Submitted by: Dawn Lowe-Wincentsen

The delicate flavor of green pekoe flavors this risotto, set off by shredded zucchini. This is good as a side dish to chicken, shrimp, or white fish, or as a vegetarian main dish.

Prep Time: 30 minutes active time, 30 minutes total time.
Serving Size: 4-6
Ingredients
  • ½ medium yellow onion diced
  • 1 clove garlic finely chopped
  • 2 Tbls olive oil
  • 1 cup Arborio (risotto) rice
  • 1 Tbls green pekoe
  • 4 cups boiling water
  • 1 small zucchini, shredded
  • Salt and black pepper to taste
Directions
In a tea pot brew pekoe in 4 cups of boiling water. Let stand for 7-10 minutes, or until strong, but not bitter.

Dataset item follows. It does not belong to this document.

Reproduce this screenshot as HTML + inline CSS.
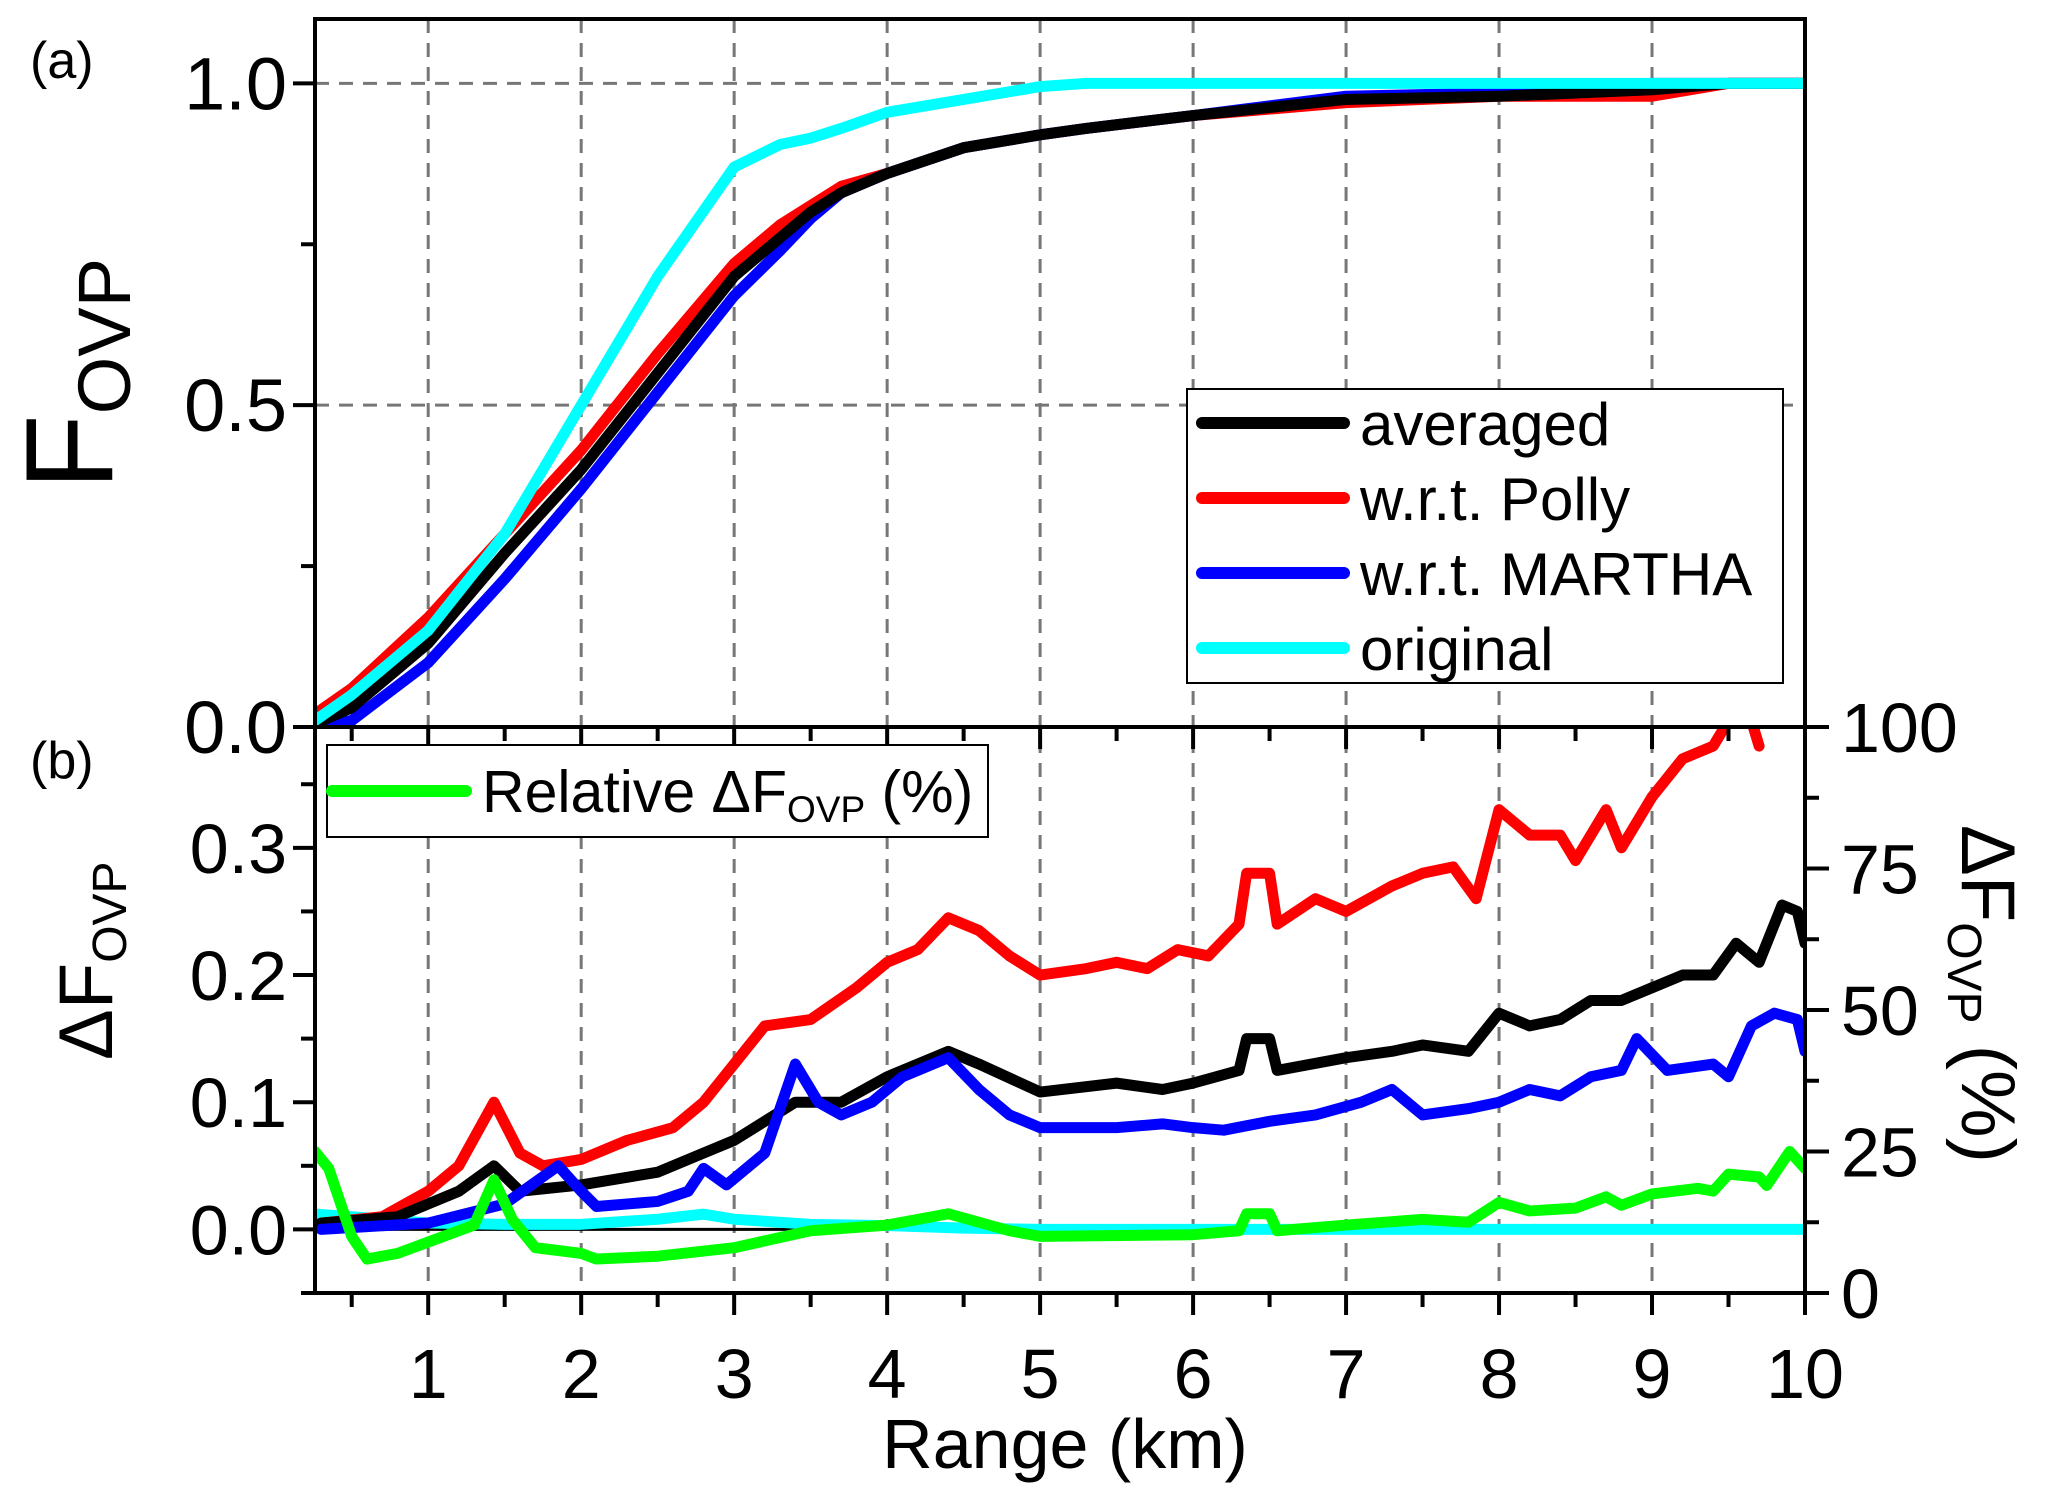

While tea is brewing, heat oil in a pot on the stove. Add onion and garlic. Sautee onion and garlic until they are tender and release a strong fragrance. With a slotted spoon remove them from the oil, reserve for another purpose, or discard. Add rice to oil, Stir to coat rice. With heat on medium add ½ cup of tea. Stir tea and rice until almost all of the tea is absorbed. Add tea ½ cup at a time, stirring until it is absorbed. When rice is al dente there should be ½ cup of tea left. Stir zucchini into the rice and add the last of the tea. Stir until thick and creamy. Add salt and pepper if desired.